Yes, I know, this is not a nuclear physics lesson. But all this stuff about decay rates is important because it determines the life of your night sight. Let me explain. In a tritium night sight, tritium gas is captured in a glass tube, which is coated with phosphors just like on a TV tube. When the tritium releases beta rays, they excite the phosphors and that's what glows, not the tritium. This means that as the tritium loses energy, the night sight will become dimmer.
Remember, the half-life of tritium is 10 to 12 years and it dissipates its glow by about 5 percent per year. So in about five or six years, the glow will fade, making the efficiency of the sights considerably less than optimal.

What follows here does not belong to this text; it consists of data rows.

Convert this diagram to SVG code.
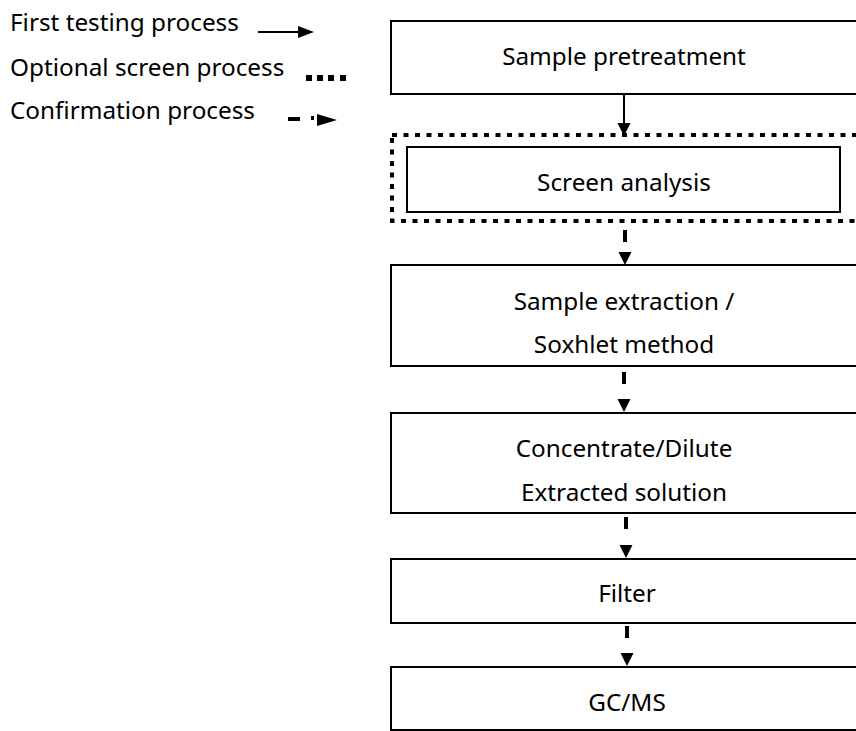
<svg xmlns="http://www.w3.org/2000/svg" width="856" height="731" viewBox="0 0 856 731">
<style>
text{font-family:"Noto Sans","Open Sans","Liberation Sans",sans-serif;font-size:24.3px;fill:#000}
.c{text-anchor:middle}
.box{fill:#fff;stroke:#000;stroke-width:2}
.dot{fill:none;stroke:#000;stroke-width:4;stroke-dasharray:5 6.5}
.solid{fill:none;stroke:#000;stroke-width:2}
.dash{fill:none;stroke:#000;stroke-width:4;stroke-dasharray:12 200}
</style>
<defs>
<marker id="ah" markerUnits="userSpaceOnUse" markerWidth="14" markerHeight="14" refX="13" refY="6.5" orient="auto">
<path d="M0,0 L13,6.5 L0,13 Z" fill="#000"/>
</marker>
</defs>
<rect width="856" height="731" fill="#fff"/>
<g id="legend">
<text x="10" y="31">First testing process</text>
<text x="10" y="76">Optional screen process</text>
<text x="10" y="119">Confirmation process</text>
<line x1="258" y1="32" x2="300" y2="32" stroke="#000" stroke-width="2"/>
<path d="M298,26 L314,32 L298,38 Z" fill="#000"/>
<rect x="306" y="75" width="6" height="6"/>
<rect x="317" y="75" width="6" height="6"/>
<rect x="328" y="75" width="6" height="6"/>
<rect x="340" y="75" width="6" height="6"/>
<rect x="288" y="117" width="12" height="4"/>
<rect x="311" y="116" width="3" height="4"/>
<path d="M317,114 L337,120 L317,126 Z" fill="#000"/>
</g>
<g id="n1">
<rect class="box" x="391" y="21" width="470" height="73"/>
<text class="c" x="624" y="65">Sample pretreatment</text>
</g>
<g id="n2">
<rect class="dot" x="392" y="135" width="470" height="86"/>
<rect class="box" x="407" y="147" width="433" height="65"/>
<text class="c" x="624" y="191">Screen analysis</text>
</g>
<g id="n3">
<rect class="box" x="391" y="265" width="470" height="101"/>
<text class="c" x="624" y="310">Sample extraction /</text>
<text class="c" x="624" y="353">Soxhlet method</text>
</g>
<g id="n4">
<rect class="box" x="391" y="413" width="470" height="100"/>
<text class="c" x="624" y="457">Concentrate/Dilute</text>
<text class="c" x="624" y="501">Extracted solution</text>
</g>
<g id="n5">
<rect class="box" x="391" y="559" width="470" height="64"/>
<text class="c" x="627" y="602">Filter</text>
</g>
<g id="n6">
<rect class="box" x="391" y="667" width="470" height="63"/>
<text class="c" x="627" y="711">GC/MS</text>
</g>
<g id="connectors">
<path class="solid" d="M624,94 L624,136" marker-end="url(#ah)"/>
<path class="dash" d="M625,230 L625,265" marker-end="url(#ah)"/>
<path class="dash" d="M624,372 L624,412" marker-end="url(#ah)"/>
<path class="dash" d="M626,517 L626,558" marker-end="url(#ah)"/>
<path class="dash" d="M627,626 L627,666" marker-end="url(#ah)"/>
</g>
</svg>
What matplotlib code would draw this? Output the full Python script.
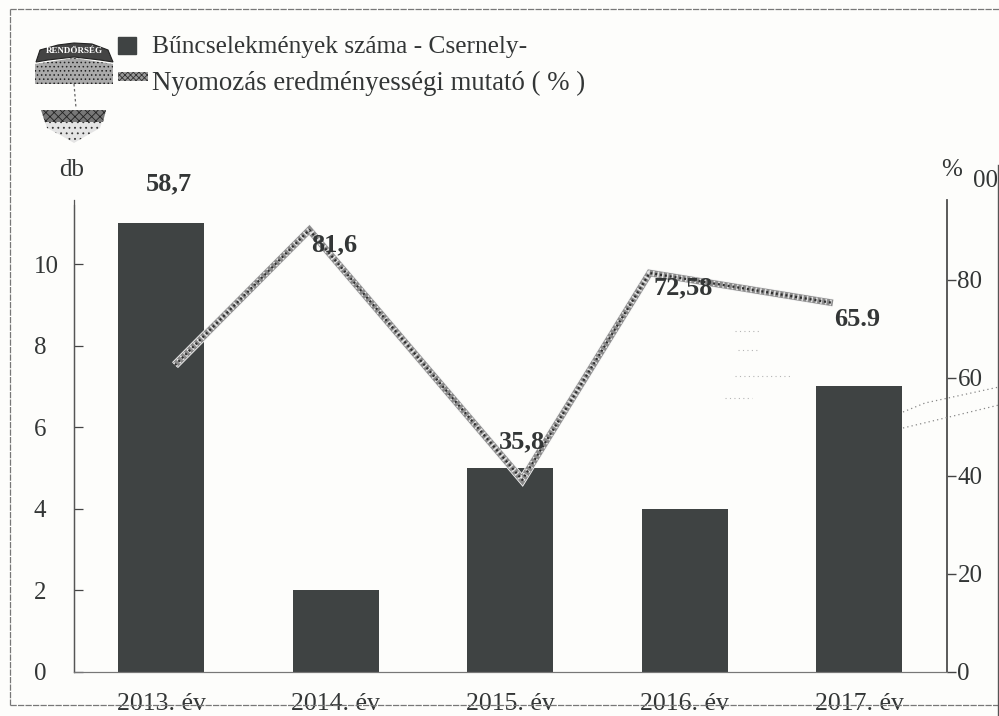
import matplotlib
matplotlib.use('Agg')
import matplotlib.pyplot as plt
import matplotlib.patheffects as pe
from matplotlib.patches import Polygon, Rectangle
from matplotlib.lines import Line2D

W, H = 999, 716

years = ['2013. év', '2014. év', '2015. év', '2016. év', '2017. év']
crime_counts = [11, 2, 5, 4, 7]
# the line is not centred on the bars in the original
line_x = [0.08, 0.85, 2.07, 2.80, 3.85]
line_vals = [62.6, 90.2, 39.2, 81.4, 75.3]
line_labels = ['58,7', '81,6', '35,8', '72,58', '65.9']
label_offsets = [(8, 181), (-1, -15), (12, 38), (-1, -15), (-2, -17)]
left_ticks = [0, 2, 4, 6, 8, 10]
right_ticks = [0, 20, 40, 60, 80]

legend_bar = 'Bűncselekmények száma - Csernely-'
legend_line = 'Nyomozás eredményességi mutató ( % )'

plt.rcParams['font.family'] = ['Liberation Serif', 'DejaVu Serif']
plt.rcParams['hatch.linewidth'] = 0.6
INK = '#333636'
BAR = '#3f4343'


def fx(x):
    return x / W


def fy(y):
    return 1 - y / H


def px(points):
    return [(fx(a), fy(b)) for a, b in points]


fig = plt.figure(figsize=(W / 100, H / 100), dpi=100, facecolor='#fdfdfb')
ax = fig.add_axes([fx(74), fy(672), fx(947) - fx(74), fy(200) - fy(672)])
ax.set_facecolor('none')
ax.set_xlim(-0.4986, 4.504)
ax.set_ylim(0, 11.57)

ax.bar(range(len(years)), crime_counts, width=0.493, color=BAR, zorder=2)
ax.set_xticks(range(len(years)))
ax.set_xticklabels(years, fontsize=18.5, color=INK)
ax.tick_params(axis='x', length=0, pad=15)
ax.set_yticks(left_ticks)
ax.tick_params(axis='y', direction='in', length=6.5, width=0.9, color='#444444',
               labelsize=18, labelcolor=INK, pad=29)
# left tick labels line up on their left edge
for t in ax.get_yticklabels():
    t.set_ha('left')

ax2 = ax.twinx()
ax2.set_ylim(0, 96.3)
ax2.set_yticks(right_ticks)
ax2.tick_params(axis='y', direction='out', length=6.5, width=1.0, color='#444444',
                labelsize=18, labelcolor=INK, pad=1)

for a in (ax, ax2):
    a.spines['top'].set_visible(False)
    a.spines['left'].set_color('#555555')
    a.spines['right'].set_color('#555555')
    a.spines['bottom'].set_color('#777777')
    a.spines['left'].set_linewidth(0.9)
    a.spines['right'].set_linewidth(1.1)
ax.spines['left'].set_bounds(0, 11.45)

# speckled line: light rim, grey core, then dots on top
ax2.plot(line_x, line_vals, color='#8a8a8a', lw=4.8, solid_joinstyle='miter',
         solid_capstyle='butt', zorder=4,
         path_effects=[pe.Stroke(linewidth=6.0, foreground='#f6f6f6'), pe.Normal()])
ax2.plot(line_x, line_vals, color='#e2e2e2', lw=4.0, dashes=(0.3, 0.55), zorder=5,
         dash_capstyle='butt')
ax2.plot(line_x, line_vals, color='#2e2e2e', lw=1.6, dashes=(0.9, 1.3), zorder=5,
         dash_capstyle='butt')

for i, lab in enumerate(line_labels):
    ax2.annotate(lab, xy=(i, line_vals[i]), xytext=label_offsets[i],
                 textcoords='offset pixels', ha='center', va='center',
                 fontsize=19, fontweight='bold', color=INK, zorder=6,
                 annotation_clip=False)

fig.text(fx(72), fy(170), 'db', fontsize=18, color=INK, ha='center', va='center')
fig.text(fx(952), fy(170), '%', fontsize=18, color=INK, ha='center', va='center')
fig.text(fx(985), fy(181), '00', fontsize=18, color=INK, ha='center', va='center')

# legend
fig.add_artist(Rectangle((fx(118), fy(54)), fx(18), fy(37) - fy(54), color=BAR))
fig.add_artist(Rectangle((fx(118), fy(81)), fx(30), fy(72) - fy(81), facecolor='#999999',
                         edgecolor='#333333', hatch='xxxxxx', lw=0))
fig.text(fx(152), fy(47), legend_bar, fontsize=18.3, color=INK, va='center')
fig.text(fx(152), fy(83), legend_line, fontsize=19.3, color=INK, va='center')

# police badge, top left
fig.add_artist(Polygon(px([(36, 62), (40, 50), (58, 45), (74, 43), (92, 44), (108, 50), (113, 62),
                           (100, 60), (74, 57), (48, 60)]),
                       facecolor='#444444', edgecolor='#222222', lw=0.8))
fig.text(fx(74), fy(51), 'RENDŐRSÉG', fontsize=6.5, fontweight='bold', color='white',
         ha='center', va='center')
fig.add_artist(Polygon(px([(35, 64), (74, 58), (113, 64), (113, 84), (35, 84)]),
                       facecolor='#aaaaaa', edgecolor='#222222', hatch='....', lw=0))
fig.add_artist(Line2D([fx(74), fx(76)], [fy(84), fy(108)], color='#666666', lw=0.9,
                      ls=(0, (2, 2))))
fig.add_artist(Polygon(px([(41, 110), (106, 110), (100, 128), (86, 136), (74, 143), (62, 136), (47, 128)]),
                       facecolor='#e4e4e4', edgecolor='#333333', hatch='...', lw=0))
fig.add_artist(Polygon(px([(41, 110), (106, 110), (103, 122), (45, 122)]),
                       facecolor='#777777', edgecolor='#222222', hatch='xxxx', lw=0))

# scanned page frame and stray marks
frame = dict(color='#777777', lw=0.9, ls=(0, (5, 1)))
fig.add_artist(Line2D([fx(10), fx(999)], [fy(9), fy(9)], **frame))
fig.add_artist(Line2D([fx(10), fx(10)], [fy(9), fy(705)], **frame))
fig.add_artist(Line2D([fx(10), fx(999)], [fy(705), fy(705)], **frame))
fig.add_artist(Line2D([fx(997.5), fx(997.5)], [fy(165), fy(716)], color='#555555', lw=1.0))
stray = dict(color='#888888', lw=0.9, ls=(0, (1, 2.5)))
fig.add_artist(Line2D([fx(903), fx(925), fx(999)], [fy(412), fy(403), fy(387)], **stray))
fig.add_artist(Line2D([fx(903), fx(945), fx(999)], [fy(428), fy(418), fy(405)], **stray))
specks = dict(color='#b5b5b5', lw=0.8, ls=(0, (1, 3)))
fig.add_artist(Line2D([fx(735), fx(760)], [fy(331), fy(331)], **specks))
fig.add_artist(Line2D([fx(738), fx(760)], [fy(350), fy(350)], **specks))
fig.add_artist(Line2D([fx(735), fx(790)], [fy(376), fy(376)], **specks))
fig.add_artist(Line2D([fx(725), fx(752)], [fy(398), fy(398)], **specks))

fig.savefig('out.png', dpi=100, facecolor=fig.get_facecolor())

When you understand the physics, it becomes evident that you need to replace your tritium sights about every five years. And you should know this before you buy them.
But you should still buy them. More than 66 percent (that's two-thirds) of law enforcement shootings take place in low-light environments. That's a good reason to have night sights and once you have them, it's a good reason to change them out when they grow dim. Most manufacturers of night sights will replace the tritium inserts for a nominal fee.